2/22 DOT Comments On Future of 5.9 GHz Band
New America's Open Technology Institute submitted comments at the Department of Transportation ("Department") responding to a request for comment on what the agency should do regarding the 5.9 GHz band and its impact on "vehicle-to-everything" services. OTI urged the Department to continue to seek a technology-neutral solution for the 5.9 GHz band to avoid policies that are limited to any one technology that may end up being outdated in the near future. OTI further argued that the Department should allocate the minimum amount of spectrum necessary to ensure public safety is protected, and then defer to the Federal Communications Commission to allocate the rest of the spectrum, which would follow the recent history of spectrum allocation. Finally, OTI highlighted the importance Wi-Fi plays to the U.S. economy and various industries. Available below is a summary of the comments:
The Open Technology Institute at New America ("OTI") is pleased to respond to the Department of Transportation ("Department") Request for Comment on V2X Communications. OTI applauds the Department for rethinking its approach to V2X safety signaling. Since 2013, OTI has actively participated in the Federal Communications Commission‘s still-pending 5 GHz rulemaking that proposed authorizing more intensive, shared use of the 5.9 GHz band by low-power unlicensed devices, a band that remains almost entirely unused after nearly two decades.

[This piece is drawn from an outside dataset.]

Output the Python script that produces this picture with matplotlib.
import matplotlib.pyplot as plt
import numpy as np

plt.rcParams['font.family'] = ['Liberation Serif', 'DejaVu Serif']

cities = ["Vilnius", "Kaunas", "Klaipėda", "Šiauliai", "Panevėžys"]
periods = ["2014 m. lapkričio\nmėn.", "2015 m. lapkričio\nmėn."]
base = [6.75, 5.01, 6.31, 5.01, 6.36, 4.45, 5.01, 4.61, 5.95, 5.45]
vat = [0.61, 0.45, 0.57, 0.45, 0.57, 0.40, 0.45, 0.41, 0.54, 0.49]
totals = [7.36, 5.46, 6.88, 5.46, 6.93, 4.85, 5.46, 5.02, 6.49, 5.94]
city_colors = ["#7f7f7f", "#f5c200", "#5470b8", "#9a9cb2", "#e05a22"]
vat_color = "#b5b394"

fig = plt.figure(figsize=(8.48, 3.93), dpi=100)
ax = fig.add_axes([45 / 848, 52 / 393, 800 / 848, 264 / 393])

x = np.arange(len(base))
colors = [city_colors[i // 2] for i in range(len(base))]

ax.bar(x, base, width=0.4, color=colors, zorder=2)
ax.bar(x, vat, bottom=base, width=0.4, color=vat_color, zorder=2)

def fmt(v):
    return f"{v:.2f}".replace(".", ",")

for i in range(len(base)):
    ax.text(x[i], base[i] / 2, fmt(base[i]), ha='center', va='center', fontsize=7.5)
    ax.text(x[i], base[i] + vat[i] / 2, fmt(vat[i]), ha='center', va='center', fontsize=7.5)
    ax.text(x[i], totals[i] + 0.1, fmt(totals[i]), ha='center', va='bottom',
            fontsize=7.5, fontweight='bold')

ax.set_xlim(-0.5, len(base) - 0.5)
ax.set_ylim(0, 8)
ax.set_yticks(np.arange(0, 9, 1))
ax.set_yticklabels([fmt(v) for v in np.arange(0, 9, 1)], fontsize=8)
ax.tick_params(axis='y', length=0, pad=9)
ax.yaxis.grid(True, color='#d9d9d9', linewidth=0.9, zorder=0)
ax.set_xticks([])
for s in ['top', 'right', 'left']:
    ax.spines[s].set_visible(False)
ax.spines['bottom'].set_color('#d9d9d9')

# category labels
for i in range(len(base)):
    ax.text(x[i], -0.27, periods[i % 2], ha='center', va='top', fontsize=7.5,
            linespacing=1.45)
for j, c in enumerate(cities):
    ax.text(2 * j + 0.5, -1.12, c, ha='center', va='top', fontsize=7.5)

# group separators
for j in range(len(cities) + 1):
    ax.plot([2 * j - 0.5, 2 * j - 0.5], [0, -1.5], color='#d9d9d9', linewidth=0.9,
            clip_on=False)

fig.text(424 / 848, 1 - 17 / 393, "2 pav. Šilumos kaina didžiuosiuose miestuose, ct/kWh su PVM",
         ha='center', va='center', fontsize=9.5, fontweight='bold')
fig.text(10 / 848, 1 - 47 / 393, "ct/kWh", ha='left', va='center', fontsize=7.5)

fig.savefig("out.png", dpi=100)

OTI strongly agrees that the Department‘s position on V2X communications in the 5.9 GHz band should be technology-neutral and market-driven. To clarify the Administration‘s commitment to a technology-neutral and more deregulatory approach, OTI urges the Department to officially abandon the DSRC mandate, which would be outdated long before it could be effective (15 to 20 or more years from now) and extraordinarily costly to implement. The steady trend toward vehicle connectivity as an application on emerging general purpose 5G mobile networks suggests that to the extent V2X radio communications is necessary for auto safety, it will be more rapidly and economically adopted as an application, or "slice," of those cellular networks. No separate network or technology mandate is necessary.
The Department should also cooperate with the Federal Communications Commission ("FCC") to reconsider how much spectrum is needed for exclusive allocation to real-time road and vehicle safety signaling and whether, if Cellular V2X ("C-V2X") is the future of vehicle connectivity, some other band should be dedicated to serve that purpose. The European Union has continued to allocate 30 megahertz for V2X safety signaling, which is all that is necessary to successfully deploy real-time V2X safety applications even if DSRC and C-V2X are allowed to compete and potentially coexist on the band (as 5GAA has proposed for Europe).

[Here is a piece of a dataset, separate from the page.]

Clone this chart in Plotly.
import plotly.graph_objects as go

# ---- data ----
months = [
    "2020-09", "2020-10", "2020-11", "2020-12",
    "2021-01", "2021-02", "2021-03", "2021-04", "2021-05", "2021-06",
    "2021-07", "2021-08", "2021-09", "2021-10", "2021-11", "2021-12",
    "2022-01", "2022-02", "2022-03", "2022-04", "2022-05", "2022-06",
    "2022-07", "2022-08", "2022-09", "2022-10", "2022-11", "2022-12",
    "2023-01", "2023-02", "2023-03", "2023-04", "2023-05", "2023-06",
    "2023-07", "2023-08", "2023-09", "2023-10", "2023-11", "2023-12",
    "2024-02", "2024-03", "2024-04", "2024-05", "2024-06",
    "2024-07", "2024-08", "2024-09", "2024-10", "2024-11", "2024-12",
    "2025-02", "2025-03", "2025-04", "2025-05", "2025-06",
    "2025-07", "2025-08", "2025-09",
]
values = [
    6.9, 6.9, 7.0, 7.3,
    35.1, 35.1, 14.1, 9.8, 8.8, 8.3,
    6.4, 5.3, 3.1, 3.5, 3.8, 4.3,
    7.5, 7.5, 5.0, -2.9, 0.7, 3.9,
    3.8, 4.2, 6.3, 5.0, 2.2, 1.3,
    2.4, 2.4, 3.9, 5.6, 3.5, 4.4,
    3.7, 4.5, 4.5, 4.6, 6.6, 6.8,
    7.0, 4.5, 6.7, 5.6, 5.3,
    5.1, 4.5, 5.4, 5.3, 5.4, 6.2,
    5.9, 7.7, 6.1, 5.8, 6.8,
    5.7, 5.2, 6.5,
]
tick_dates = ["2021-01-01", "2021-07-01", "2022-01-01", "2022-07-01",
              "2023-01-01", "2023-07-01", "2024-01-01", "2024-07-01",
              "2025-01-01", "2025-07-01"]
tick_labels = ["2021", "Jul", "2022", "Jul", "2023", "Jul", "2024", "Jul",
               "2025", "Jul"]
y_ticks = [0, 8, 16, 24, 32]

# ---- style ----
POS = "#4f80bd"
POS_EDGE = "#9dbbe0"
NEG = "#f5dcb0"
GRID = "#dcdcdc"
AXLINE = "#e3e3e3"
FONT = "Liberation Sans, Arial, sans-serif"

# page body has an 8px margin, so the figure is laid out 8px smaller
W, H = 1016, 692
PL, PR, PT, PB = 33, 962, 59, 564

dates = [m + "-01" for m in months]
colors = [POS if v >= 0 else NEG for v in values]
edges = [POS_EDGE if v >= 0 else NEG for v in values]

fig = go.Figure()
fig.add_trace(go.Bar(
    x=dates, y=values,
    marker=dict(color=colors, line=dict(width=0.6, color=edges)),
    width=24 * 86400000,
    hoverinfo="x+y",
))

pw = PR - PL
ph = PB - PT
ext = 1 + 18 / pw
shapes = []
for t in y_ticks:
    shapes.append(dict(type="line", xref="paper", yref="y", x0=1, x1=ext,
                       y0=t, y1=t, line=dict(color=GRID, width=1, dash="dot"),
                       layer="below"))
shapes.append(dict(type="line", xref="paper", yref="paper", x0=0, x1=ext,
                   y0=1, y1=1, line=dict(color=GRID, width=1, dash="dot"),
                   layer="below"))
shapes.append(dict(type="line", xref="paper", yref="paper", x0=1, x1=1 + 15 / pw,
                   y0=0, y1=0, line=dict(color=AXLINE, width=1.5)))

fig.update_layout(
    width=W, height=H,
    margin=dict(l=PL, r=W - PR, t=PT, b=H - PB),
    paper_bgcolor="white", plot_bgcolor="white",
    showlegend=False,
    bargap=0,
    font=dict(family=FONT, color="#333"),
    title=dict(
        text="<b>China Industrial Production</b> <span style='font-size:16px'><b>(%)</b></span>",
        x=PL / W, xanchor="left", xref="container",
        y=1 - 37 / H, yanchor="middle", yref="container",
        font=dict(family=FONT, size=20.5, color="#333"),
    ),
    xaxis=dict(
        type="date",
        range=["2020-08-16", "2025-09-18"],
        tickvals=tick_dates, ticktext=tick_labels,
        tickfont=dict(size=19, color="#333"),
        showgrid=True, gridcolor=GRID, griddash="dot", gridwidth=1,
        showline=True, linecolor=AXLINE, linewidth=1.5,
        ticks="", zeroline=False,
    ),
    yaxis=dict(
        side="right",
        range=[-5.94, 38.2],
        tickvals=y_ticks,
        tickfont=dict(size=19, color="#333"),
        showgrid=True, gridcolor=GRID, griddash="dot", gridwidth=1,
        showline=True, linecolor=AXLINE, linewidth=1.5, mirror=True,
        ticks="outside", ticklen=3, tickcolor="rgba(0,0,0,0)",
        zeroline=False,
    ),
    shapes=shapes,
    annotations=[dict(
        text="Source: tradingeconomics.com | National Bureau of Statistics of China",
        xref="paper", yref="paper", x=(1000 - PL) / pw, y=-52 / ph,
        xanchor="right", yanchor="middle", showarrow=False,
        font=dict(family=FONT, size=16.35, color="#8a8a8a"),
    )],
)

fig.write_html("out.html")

Moreover, while the Department must certainly seek to ensure a sufficient amount of spectrum is available to achieve its goals for V2X safety signaling, it should also acknowledge that the FCC is the expert agency in the best position to determine the optimal allocation and balance between competing public interest communications goals. Today, 20 years after the allocation of the 5.9 GHz band for Intelligent Transportation Services that have never been deployed (and are now overtaken by general purpose networks and devices), the reality is the band has an immense economic and social value to virtually every American consumer and business as the spectrum bridge necessary to create wide contiguous channels necessary for gigabit-fast Wi-Fi. OTI therefore urges the Department to maintain an open mind with respect to relocating V2X safety communications to a band that may have both better propagation and better integration with the commercial 5G networks that are the future of car connectivity.

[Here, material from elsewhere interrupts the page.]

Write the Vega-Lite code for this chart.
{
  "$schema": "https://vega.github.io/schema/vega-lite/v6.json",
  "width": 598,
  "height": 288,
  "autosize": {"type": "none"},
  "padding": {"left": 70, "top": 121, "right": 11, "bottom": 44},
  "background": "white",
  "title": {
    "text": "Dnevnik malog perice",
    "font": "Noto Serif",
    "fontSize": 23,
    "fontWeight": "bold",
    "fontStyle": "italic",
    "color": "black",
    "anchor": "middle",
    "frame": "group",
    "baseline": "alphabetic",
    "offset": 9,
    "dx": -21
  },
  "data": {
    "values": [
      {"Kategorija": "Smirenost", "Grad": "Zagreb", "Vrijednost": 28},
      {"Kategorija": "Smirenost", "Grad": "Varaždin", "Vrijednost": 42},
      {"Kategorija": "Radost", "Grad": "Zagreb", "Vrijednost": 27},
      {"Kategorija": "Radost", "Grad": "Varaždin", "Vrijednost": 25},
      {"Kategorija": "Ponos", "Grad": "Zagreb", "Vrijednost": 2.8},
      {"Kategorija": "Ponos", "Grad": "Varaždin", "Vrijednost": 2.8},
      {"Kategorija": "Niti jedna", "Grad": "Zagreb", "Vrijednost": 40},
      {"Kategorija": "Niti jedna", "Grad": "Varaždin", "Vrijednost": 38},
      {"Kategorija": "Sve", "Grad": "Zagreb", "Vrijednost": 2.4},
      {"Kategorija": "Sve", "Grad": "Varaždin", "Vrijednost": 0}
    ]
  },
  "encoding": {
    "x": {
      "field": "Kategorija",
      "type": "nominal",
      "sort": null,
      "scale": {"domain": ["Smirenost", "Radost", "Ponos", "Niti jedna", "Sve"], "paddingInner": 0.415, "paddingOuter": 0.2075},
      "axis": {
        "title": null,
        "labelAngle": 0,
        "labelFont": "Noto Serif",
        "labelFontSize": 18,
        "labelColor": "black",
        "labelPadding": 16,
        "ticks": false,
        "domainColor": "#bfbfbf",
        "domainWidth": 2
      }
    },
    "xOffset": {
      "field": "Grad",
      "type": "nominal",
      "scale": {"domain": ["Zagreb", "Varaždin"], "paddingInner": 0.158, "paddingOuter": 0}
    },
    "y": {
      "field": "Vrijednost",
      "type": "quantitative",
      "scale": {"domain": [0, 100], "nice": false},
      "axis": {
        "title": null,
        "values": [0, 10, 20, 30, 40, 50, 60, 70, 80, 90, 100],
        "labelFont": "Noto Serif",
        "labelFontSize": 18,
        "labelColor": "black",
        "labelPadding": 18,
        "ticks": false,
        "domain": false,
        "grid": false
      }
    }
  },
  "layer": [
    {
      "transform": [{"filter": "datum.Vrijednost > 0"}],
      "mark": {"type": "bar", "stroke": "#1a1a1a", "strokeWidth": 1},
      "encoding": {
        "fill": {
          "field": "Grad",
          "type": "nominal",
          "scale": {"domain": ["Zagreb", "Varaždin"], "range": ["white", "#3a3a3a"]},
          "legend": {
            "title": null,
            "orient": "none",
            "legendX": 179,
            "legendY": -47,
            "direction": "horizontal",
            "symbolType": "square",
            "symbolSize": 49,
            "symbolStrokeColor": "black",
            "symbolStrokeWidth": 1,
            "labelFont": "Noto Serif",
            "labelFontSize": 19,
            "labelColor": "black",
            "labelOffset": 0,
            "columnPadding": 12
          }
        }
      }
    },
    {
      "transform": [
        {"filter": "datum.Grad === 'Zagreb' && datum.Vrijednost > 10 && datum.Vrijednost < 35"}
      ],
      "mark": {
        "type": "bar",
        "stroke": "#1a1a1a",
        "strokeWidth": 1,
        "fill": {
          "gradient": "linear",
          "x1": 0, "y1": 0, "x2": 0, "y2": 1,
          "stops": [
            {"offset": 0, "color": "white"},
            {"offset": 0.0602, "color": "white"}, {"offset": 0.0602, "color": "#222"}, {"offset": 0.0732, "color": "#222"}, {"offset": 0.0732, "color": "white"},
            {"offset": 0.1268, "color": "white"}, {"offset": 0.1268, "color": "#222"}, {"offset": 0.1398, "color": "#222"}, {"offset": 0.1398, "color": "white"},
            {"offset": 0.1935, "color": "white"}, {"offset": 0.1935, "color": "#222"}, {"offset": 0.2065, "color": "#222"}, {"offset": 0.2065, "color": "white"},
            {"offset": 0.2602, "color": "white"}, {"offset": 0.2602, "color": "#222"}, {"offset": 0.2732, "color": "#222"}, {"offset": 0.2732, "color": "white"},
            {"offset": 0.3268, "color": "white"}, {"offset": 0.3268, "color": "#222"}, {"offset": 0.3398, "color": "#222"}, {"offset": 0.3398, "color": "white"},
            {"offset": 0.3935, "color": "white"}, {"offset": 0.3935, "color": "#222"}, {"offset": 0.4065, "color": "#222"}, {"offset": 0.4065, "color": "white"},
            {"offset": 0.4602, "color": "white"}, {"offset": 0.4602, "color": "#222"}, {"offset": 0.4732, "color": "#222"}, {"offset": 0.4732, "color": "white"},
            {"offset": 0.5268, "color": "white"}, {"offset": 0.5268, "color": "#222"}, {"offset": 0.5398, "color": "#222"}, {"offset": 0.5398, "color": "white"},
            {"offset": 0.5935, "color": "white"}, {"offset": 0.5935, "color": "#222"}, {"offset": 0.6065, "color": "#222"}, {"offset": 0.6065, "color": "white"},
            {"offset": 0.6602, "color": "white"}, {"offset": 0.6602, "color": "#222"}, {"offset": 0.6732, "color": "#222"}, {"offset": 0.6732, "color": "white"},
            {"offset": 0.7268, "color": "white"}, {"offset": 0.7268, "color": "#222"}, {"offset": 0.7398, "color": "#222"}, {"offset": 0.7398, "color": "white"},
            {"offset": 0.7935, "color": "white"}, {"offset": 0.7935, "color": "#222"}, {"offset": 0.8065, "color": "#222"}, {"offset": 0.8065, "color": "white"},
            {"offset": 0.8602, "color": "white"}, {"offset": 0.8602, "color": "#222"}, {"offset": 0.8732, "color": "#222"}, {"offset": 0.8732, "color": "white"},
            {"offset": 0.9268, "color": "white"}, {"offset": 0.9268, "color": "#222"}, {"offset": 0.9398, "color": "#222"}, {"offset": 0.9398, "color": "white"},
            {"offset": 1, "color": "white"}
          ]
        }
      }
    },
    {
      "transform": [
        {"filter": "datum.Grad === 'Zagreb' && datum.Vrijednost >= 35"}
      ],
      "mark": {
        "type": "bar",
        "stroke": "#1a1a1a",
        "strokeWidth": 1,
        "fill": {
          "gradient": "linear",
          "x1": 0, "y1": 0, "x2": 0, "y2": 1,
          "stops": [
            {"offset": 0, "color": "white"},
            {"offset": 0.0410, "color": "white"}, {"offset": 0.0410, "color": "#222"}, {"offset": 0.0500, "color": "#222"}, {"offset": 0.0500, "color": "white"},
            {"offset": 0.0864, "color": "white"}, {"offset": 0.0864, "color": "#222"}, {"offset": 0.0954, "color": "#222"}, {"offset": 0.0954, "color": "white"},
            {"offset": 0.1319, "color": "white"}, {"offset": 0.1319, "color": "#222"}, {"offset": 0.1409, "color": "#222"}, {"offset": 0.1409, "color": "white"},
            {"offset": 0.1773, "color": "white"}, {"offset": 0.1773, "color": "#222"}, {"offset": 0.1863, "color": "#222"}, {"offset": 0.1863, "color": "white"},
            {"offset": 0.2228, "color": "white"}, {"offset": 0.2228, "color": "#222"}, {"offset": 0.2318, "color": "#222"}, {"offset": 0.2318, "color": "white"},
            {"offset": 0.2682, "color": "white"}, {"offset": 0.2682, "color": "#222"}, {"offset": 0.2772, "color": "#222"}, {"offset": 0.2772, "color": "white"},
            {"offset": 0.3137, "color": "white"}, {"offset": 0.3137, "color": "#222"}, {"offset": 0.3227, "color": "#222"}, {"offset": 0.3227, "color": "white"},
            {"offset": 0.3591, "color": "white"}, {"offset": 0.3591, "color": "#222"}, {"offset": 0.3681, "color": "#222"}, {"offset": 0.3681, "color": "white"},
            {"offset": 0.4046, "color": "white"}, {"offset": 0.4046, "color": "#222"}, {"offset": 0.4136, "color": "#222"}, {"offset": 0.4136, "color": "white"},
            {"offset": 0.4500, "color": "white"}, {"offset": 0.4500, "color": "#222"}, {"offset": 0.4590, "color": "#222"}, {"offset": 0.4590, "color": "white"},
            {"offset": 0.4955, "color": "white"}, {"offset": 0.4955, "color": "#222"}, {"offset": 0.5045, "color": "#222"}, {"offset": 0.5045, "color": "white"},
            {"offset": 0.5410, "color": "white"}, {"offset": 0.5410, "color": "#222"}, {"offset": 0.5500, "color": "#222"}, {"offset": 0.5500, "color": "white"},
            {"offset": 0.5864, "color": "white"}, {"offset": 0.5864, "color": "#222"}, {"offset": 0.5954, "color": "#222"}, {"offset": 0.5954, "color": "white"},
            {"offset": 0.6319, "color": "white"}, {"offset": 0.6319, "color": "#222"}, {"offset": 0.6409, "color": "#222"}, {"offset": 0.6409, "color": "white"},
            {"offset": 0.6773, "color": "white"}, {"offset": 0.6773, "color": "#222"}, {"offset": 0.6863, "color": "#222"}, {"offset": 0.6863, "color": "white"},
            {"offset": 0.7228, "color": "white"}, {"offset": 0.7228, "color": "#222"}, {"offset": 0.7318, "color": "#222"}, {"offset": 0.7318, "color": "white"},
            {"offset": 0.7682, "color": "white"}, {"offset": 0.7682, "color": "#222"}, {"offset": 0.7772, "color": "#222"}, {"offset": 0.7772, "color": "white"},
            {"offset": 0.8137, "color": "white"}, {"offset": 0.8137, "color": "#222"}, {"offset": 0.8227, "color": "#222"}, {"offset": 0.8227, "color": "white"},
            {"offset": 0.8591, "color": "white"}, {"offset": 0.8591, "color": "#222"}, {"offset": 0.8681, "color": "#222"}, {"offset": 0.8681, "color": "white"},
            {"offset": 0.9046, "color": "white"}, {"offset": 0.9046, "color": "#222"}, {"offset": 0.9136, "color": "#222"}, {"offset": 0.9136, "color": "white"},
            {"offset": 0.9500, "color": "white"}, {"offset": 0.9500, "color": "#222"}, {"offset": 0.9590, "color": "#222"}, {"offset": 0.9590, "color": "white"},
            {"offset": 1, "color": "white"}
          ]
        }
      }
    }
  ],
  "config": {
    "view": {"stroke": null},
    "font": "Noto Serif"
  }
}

Since the entire 75 megahertz in the band is not needed to protect public safety, the Department should defer to core principles of modern spectrum management, principles the FCC has reiterated for more than 15 years, which maintain that exclusive allocations of this nature should be strictly limited to the amount of spectrum necessary to achieve the government‘s compelling public interest purpose. In this context, the public safety application is real-time V2X signaling, not auto industry use of the band for commercial or other purposes that could be achieved using shared spectrum. The Department should determine the number and size of spectrum channels necessary for real-time safety signaling and then defer to the FCC to allocate the appropriate spectrum, while ensuring an optimal use of the 5.9 GHz band.